By Staff | Jun 26, 2009

There are more than three million Amateur Radio operators worldwide and Estherville resident Tex Adams is one of them.

Adams was a radio operator in the Navy in the early 1960’s. His interest in amateur radio was sparked by another ‘ham’ on the ship. (A ‘ham’ basically means a new person or a non-professional.)

His fellow shipmate encouraged him to take the licensing exam. This allows hams the privilege to operate on more radio frequencies.

“After I passed the exam I was hooked ever since.” Adams said.

He also knows 90 percent of Morse Code and believes it is still the fastest and most reliable way to communicate.
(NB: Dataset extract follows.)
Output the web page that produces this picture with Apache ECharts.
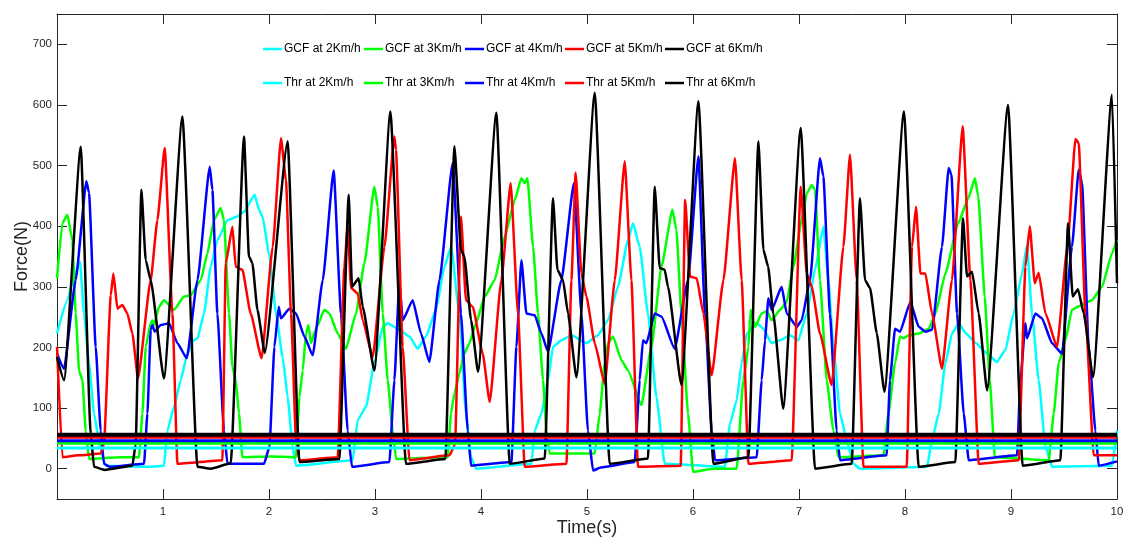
<!DOCTYPE html>
<html>
<head>
<meta charset="utf-8">
<script src="https://cdn.jsdelivr.net/npm/echarts@6/dist/echarts.min.js"></script>
<style>
html,body{margin:0;padding:0;background:#fff;}
#chart{width:1124px;height:541px;}
</style>
</head>
<body>
<div id="chart"></div>
<script>
// ---- data (time in s, force in N) ----
var gcfNames = ['GCF at 2Km/h','GCF at 3Km/h','GCF at 4Km/h','GCF at 5Km/h','GCF at 6Km/h'];
var thrNames = ['Thr at 2Km/h','Thr at 3Km/h','Thr at 4Km/h','Thr at 5Km/h','Thr at 6Km/h'];
var thrValues = [34, 42, 46, 52, 56];
var xTicks = [1,2,3,4,5,6,7,8,9,10];
var yTicks = [0,100,200,300,400,500,600,700];

var gcf2 = [[0,223],[0.098,278],[0.16,317],[0.217,341],[0.255,256],[0.302,174],[0.349,91],[0.412,30],[0.459,5],[0.884,3],[1.009,5],[1.042,63],[1.104,102],[1.167,146],[1.23,190],[1.292,212],[1.325,215],[1.387,256],[1.45,333],[1.513,377],[1.608,410],[1.702,416],[1.764,424],[1.865,452],[1.906,427],[1.94,415],[2.004,350],[2.066,256],[2.129,184],[2.176,118],[2.223,36],[2.255,5],[2.79,14],[2.836,80],[2.915,102],[2.994,174],[3.073,234],[3.12,240],[3.23,229],[3.325,218],[3.403,198],[3.481,218],[3.575,262],[3.655,333],[3.717,366],[3.796,256],[3.858,91],[3.906,19],[3.953,0],[4.475,8],[4.507,63],[4.57,91],[4.632,146],[4.679,201],[4.758,212],[4.853,220],[4.994,207],[5.104,220],[5.198,245],[5.292,300],[5.387,377],[5.434,405],[5.497,366],[5.575,256],[5.655,118],[5.733,8],[6.3,3],[6.349,74],[6.412,113],[6.459,174],[6.507,223],[6.601,240],[6.664,231],[6.742,207],[6.821,212],[6.915,220],[6.994,212],[7.073,256],[7.151,328],[7.23,399],[7.277,311],[7.325,201],[7.387,91],[7.45,47],[7.513,8],[7.575,0],[8.208,3],[8.255,47],[8.318,91],[8.381,174],[8.443,223],[8.507,240],[8.575,223],[8.67,207],[8.774,190],[8.868,176],[8.947,196],[9.025,256],[9.104,322],[9.151,369],[9.198,256],[9.261,146],[9.325,36],[9.387,3],[9.953,5],[10,63]];

var gcf3 = [[0,314],[0.051,405],[0.098,419],[0.145,377],[0.176,256],[0.208,162],[0.24,146],[0.271,63],[0.302,16],[0.601,19],[0.774,19],[0.806,91],[0.837,201],[0.884,240],[0.9,245],[0.915,237],[0.962,267],[1.009,278],[1.104,262],[1.198,284],[1.261,286],[1.356,311],[1.419,355],[1.481,410],[1.544,430],[1.575,410],[1.623,256],[1.655,168],[1.686,146],[1.717,91],[1.749,19],[2.016,20],[2.255,19],[2.287,118],[2.318,162],[2.349,223],[2.372,237],[2.396,207],[2.443,231],[2.523,262],[2.57,256],[2.648,223],[2.726,198],[2.821,256],[2.9,339],[2.994,465],[3.026,432],[3.073,256],[3.12,146],[3.167,63],[3.198,16],[3.686,19],[3.717,91],[3.749,124],[3.796,157],[3.843,190],[3.891,207],[3.953,240],[4.035,284],[4.129,311],[4.224,383],[4.318,443],[4.381,479],[4.412,471],[4.438,479],[4.491,366],[4.538,256],[4.585,146],[4.617,63],[4.648,25],[5.073,25],[5.12,91],[5.167,174],[5.198,207],[5.245,218],[5.325,179],[5.387,162],[5.513,105],[5.608,201],[5.702,333],[5.806,427],[5.843,394],[5.891,256],[5.953,91],[6.0,-5],[6.192,0],[6.412,0],[6.475,146],[6.523,201],[6.544,262],[6.585,234],[6.648,256],[6.695,260],[6.742,245],[6.821,262],[6.884,275],[6.947,333],[7.025,410],[7.073,454],[7.12,468],[7.151,460],[7.198,311],[7.261,146],[7.325,63],[7.372,19],[7.797,22],[7.844,91],[7.906,174],[7.953,218],[7.985,215],[8.035,220],[8.129,223],[8.224,231],[8.287,256],[8.381,322],[8.502,405],[8.597,446],[8.66,479],[8.691,449],[8.752,284],[8.8,146],[8.847,19],[9.356,14],[9.403,91],[9.45,174],[9.513,212],[9.575,262],[9.639,268],[9.764,278],[9.858,300],[9.953,355],[10,378]];

var gcf4 = [[0,190],[0.066,165],[0.176,311],[0.277,474],[0.302,455],[0.365,201],[0.412,63],[0.443,8],[0.5,3],[0.821,8],[0.853,91],[0.884,229],[0.9,237],[0.922,226],[0.978,237],[1.057,240],[1.136,207],[1.224,182],[1.325,311],[1.441,498],[1.466,460],[1.513,256],[1.575,63],[1.608,8],[1.953,8],[2.004,36],[2.051,201],[2.092,267],[2.113,248],[2.192,264],[2.255,256],[2.334,218],[2.412,187],[2.507,311],[2.61,492],[2.679,256],[2.742,63],[2.783,3],[3.136,11],[3.183,146],[3.23,308],[3.261,245],[3.356,278],[3.434,223],[3.513,176],[3.608,311],[3.733,504],[3.811,256],[3.875,63],[3.906,5],[4.287,11],[4.334,201],[4.381,344],[4.428,256],[4.507,253],[4.57,223],[4.632,193],[4.758,311],[4.877,471],[4.947,256],[5.009,63],[5.057,-3],[5.13,2],[5.45,11],[5.497,146],[5.528,212],[5.56,207],[5.639,256],[5.702,251],[5.827,198],[5.953,311],[6.051,515],[6.113,256],[6.176,63],[6.208,14],[6.601,19],[6.648,146],[6.679,212],[6.711,281],[6.742,262],[6.837,300],[6.884,256],[6.979,234],[7.025,245],[7.104,311],[7.198,512],[7.23,482],[7.292,256],[7.355,63],[7.387,14],[7.827,22],[7.858,146],[7.906,231],[7.953,226],[8.051,275],[8.129,234],[8.192,226],[8.255,229],[8.349,366],[8.412,496],[8.438,485],[8.491,256],[8.554,91],[8.601,14],[9.057,22],[9.089,146],[9.136,240],[9.151,215],[9.23,256],[9.292,248],[9.387,207],[9.481,190],[9.575,366],[9.639,493],[9.67,471],[9.733,201],[9.796,63],[9.827,5],[10,12]];

var gcf5 = [[0,201],[0.051,19],[0.2,22],[0.412,25],[0.443,40],[0.507,286],[0.532,322],[0.57,264],[0.617,270],[0.664,256],[0.711,223],[0.764,149],[0.884,311],[0.947,410],[1.016,529],[1.089,256],[1.136,8],[1.56,14],[1.592,339],[1.655,399],[1.686,333],[1.749,328],[1.827,256],[1.93,182],[2.035,366],[2.113,545],[2.16,476],[2.208,256],[2.255,47],[2.287,14],[2.648,19],[2.711,333],[2.742,400],[2.774,298],[2.837,289],[2.884,245],[2.978,184],[3.089,366],[3.183,548],[3.198,526],[3.261,201],[3.325,14],[3.702,22],[3.755,40],[3.811,416],[3.858,278],[3.922,267],[4.016,190],[4.082,110],[4.192,311],[4.28,471],[4.349,256],[4.412,3],[4.806,8],[4.853,311],[4.893,488],[4.947,322],[4.994,284],[5.073,207],[5.167,140],[5.262,311],[5.356,507],[5.419,311],[5.481,3],[5.884,5],[5.926,443],[5.972,317],[6.035,314],[6.098,256],[6.176,154],[6.287,311],[6.396,512],[6.459,311],[6.523,8],[6.931,14],[7.016,465],[7.073,322],[7.12,300],[7.198,223],[7.308,138],[7.419,366],[7.481,518],[7.544,311],[7.608,3],[8.016,3],[8.066,366],[8.104,432],[8.145,322],[8.192,322],[8.255,256],[8.349,165],[8.443,311],[8.544,565],[8.617,311],[8.695,8],[9.073,14],[9.136,333],[9.177,400],[9.224,306],[9.261,323],[9.325,256],[9.434,201],[9.532,366],[9.608,544],[9.639,537],[9.702,256],[9.78,22],[10,22]];

var gcf6 = [[0,184],[0.066,146],[0.224,531],[0.318,58],[0.349,3],[0.45,-2],[0.711,5],[0.742,40],[0.796,460],[0.837,344],[0.884,311],[1.009,149],[1.183,581],[1.325,3],[1.45,0],[1.639,9],[1.764,548],[1.811,350],[1.843,339],[1.891,262],[1.96,191],[2.176,540],[2.287,11],[2.664,16],[2.752,452],[2.783,300],[2.846,314],[2.884,267],[2.994,162],[3.145,589],[3.292,8],[3.664,16],[3.749,532],[3.811,361],[3.843,350],[3.906,245],[3.972,160],[4.145,587],[4.271,8],[4.601,17],[4.679,446],[4.721,328],[4.774,311],[4.821,256],[4.9,151],[5.073,620],[5.214,8],[5.575,17],[5.639,465],[5.686,331],[5.733,328],[5.764,300],[5.891,138],[6.051,606],[6.192,8],[6.523,19],[6.617,540],[6.664,361],[6.709,333],[6.757,256],[6.851,99],[7.016,562],[7.151,0],[7.497,8],[7.575,446],[7.623,311],[7.67,298],[7.733,224],[7.806,127],[7.99,589],[8.129,3],[8.475,11],[8.547,413],[8.585,317],[8.632,325],[8.695,256],[8.774,129],[8.972,600],[9.11,5],[9.466,14],[9.538,405],[9.582,284],[9.632,296],[9.686,256],[9.774,151],[9.953,617],[10,306]];

var gcfData = [gcf2, gcf3, gcf4, gcf5, gcf6];
var colors = ['#00FFFF','#00FF00','#0000FF','#FF0000','#000000'];

// ---- font helpers ----
var FONT = "'Liberation Sans', Arial, sans-serif";
function hasFont(name) {
  var c = document.createElement('canvas').getContext('2d');
  var t = 'GCF at 2Km/h mmmwwwiiilll';
  c.font = '40px monospace';
  var w1 = c.measureText(t).width;
  c.font = "40px '" + name + "', monospace";
  var w2 = c.measureText(t).width;
  return Math.abs(w1 - w2) > 0.5;
}
var legendFont = hasFont('Liberation Sans Narrow') ? "'Liberation Sans Narrow'" : FONT;
var legendSize = (function () {
  var c = document.createElement('canvas').getContext('2d');
  c.font = '15px ' + legendFont;
  var w = c.measureText('GCF at 2Km/h').width;
  return Math.min(15, Math.round(15 * 77 / w * 10) / 10);
})();

// ---- build options ----
var series = [];
for (var i = 0; i < 5; i++) {
  series.push({
    name: gcfNames[i], type: 'line', data: gcfData[i],
    showSymbol: false, symbol: 'none', smooth: 0.15, smoothMonotone: 'x',
    lineStyle: {color: colors[i], width: 2.5},
    itemStyle: {color: colors[i]},
    emphasis: {disabled: true}, z: 2
  });
}
for (var j = 0; j < 5; j++) {
  series.push({
    name: thrNames[j], type: 'line',
    data: [[0, thrValues[j]], [10, thrValues[j]]],
    showSymbol: false, symbol: 'none',
    lineStyle: {color: colors[j], width: j === 4 ? 4 : 3},
    itemStyle: {color: colors[j]},
    emphasis: {disabled: true}, z: 3
  });
}

var legendX = [263, 364, 465, 565, 665];
var legendRowY = [51, 85];
var legends = [];
for (var k = 0; k < 5; k++) {
  [gcfNames, thrNames].forEach(function (names, r) {
    legends.push({
      data: [names[k]], left: legendX[k], top: legendRowY[r] - 8,
      orient: 'horizontal', padding: 0, itemGap: 0,
      icon: 'rect', itemWidth: 19, itemHeight: 2.5, selectedMode: false,
      textStyle: {fontFamily: legendFont, fontSize: legendSize, color: '#000', padding: [0, 0, 0, -3]}
    });
  });
}

var axisLineStyle = {color: '#262626', width: 1};
var option = {
  animation: false,
  backgroundColor: '#ffffff',
  grid: {left: 57, right: 7, top: 14, bottom: 42, containLabel: false, outerBoundsMode: 'none'},
  legend: legends,
  xAxis: [{
    type: 'value', min: 0, max: 10, interval: 1, position: 'bottom',
    name: 'Time(s)', nameLocation: 'middle', nameGap: 20, nameMoveOverlap: false,
    nameTextStyle: {fontFamily: FONT, fontSize: 18, color: '#262626'},
    axisLine: {show: true, onZero: false, lineStyle: axisLineStyle},
    axisTick: {show: true, inside: true, length: 10, customValues: xTicks, lineStyle: axisLineStyle},
    axisLabel: {show: true, customValues: xTicks, margin: 7, fontFamily: FONT, fontSize: 11.5, color: '#262626'},
    splitLine: {show: false}
  }, {
    type: 'value', min: 0, max: 10, interval: 1, position: 'top',
    axisLine: {show: true, onZero: false, lineStyle: axisLineStyle},
    axisTick: {show: true, inside: true, length: 10, customValues: xTicks, lineStyle: axisLineStyle},
    axisLabel: {show: false}, splitLine: {show: false}
  }],
  yAxis: [{
    type: 'value', min: -50, max: 750, interval: 50, position: 'left',
    name: 'Force(N)', nameLocation: 'middle', nameGap: 26, nameMoveOverlap: false,
    nameTextStyle: {fontFamily: FONT, fontSize: 18, color: '#262626'},
    axisLine: {show: true, onZero: false, lineStyle: axisLineStyle},
    axisTick: {show: true, inside: true, length: 10, customValues: yTicks, lineStyle: axisLineStyle},
    axisLabel: {show: true, customValues: yTicks, margin: 5, fontFamily: FONT, fontSize: 11.5, color: '#262626'},
    splitLine: {show: false}
  }, {
    type: 'value', min: -50, max: 750, interval: 50, position: 'right',
    axisLine: {show: true, onZero: false, lineStyle: axisLineStyle},
    axisTick: {show: true, inside: true, length: 10, customValues: yTicks, lineStyle: axisLineStyle},
    axisLabel: {show: false}, splitLine: {show: false}
  }],
  series: series
};

var chart = echarts.init(document.getElementById('chart'), null, {renderer: 'canvas'});
chart.setOption(option);
</script>
</body>
</html>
Morse Code, which is a series of dots and dashes that represent letters and punctuation, is still used by some amateur operators, including Adams.

Adams has been able to communicate with different countries around the world. He cannot always contact people from certain countries because signals change every day on different frequencies.

It also depends on the operator. Some like to use high frequencies, some use low frequencies and some use both.

The governor of Iowa, Chester Culver released a proclamation at the beginning of June stating that the week of June 21-27 is Amateur Radio Week in Iowa.

Amateur Radio operators provide emergency response for FEMA, DHS and others. They also provide weather updates through SKYWARN, a program of the National Weather Service.

Amateur Radio operators also provide communications for local communities such as charitable events.

Every year on June 27-28 there is an exercise sponsored by the Amateur Radio Relay League that thousands of Amateur Radio operators attend.

The amateurs try to make as many contacts as they can in a 24-hour period to demonstrate their skills and readiness to provide emergency communications.

They can try to contact anybody from anywhere. Most do so in remote fields. Some even set up tents.

Some people like to make a contest out of it, but Adams just goes for the “comradery”. He thinks of it as an outing to get together with friends.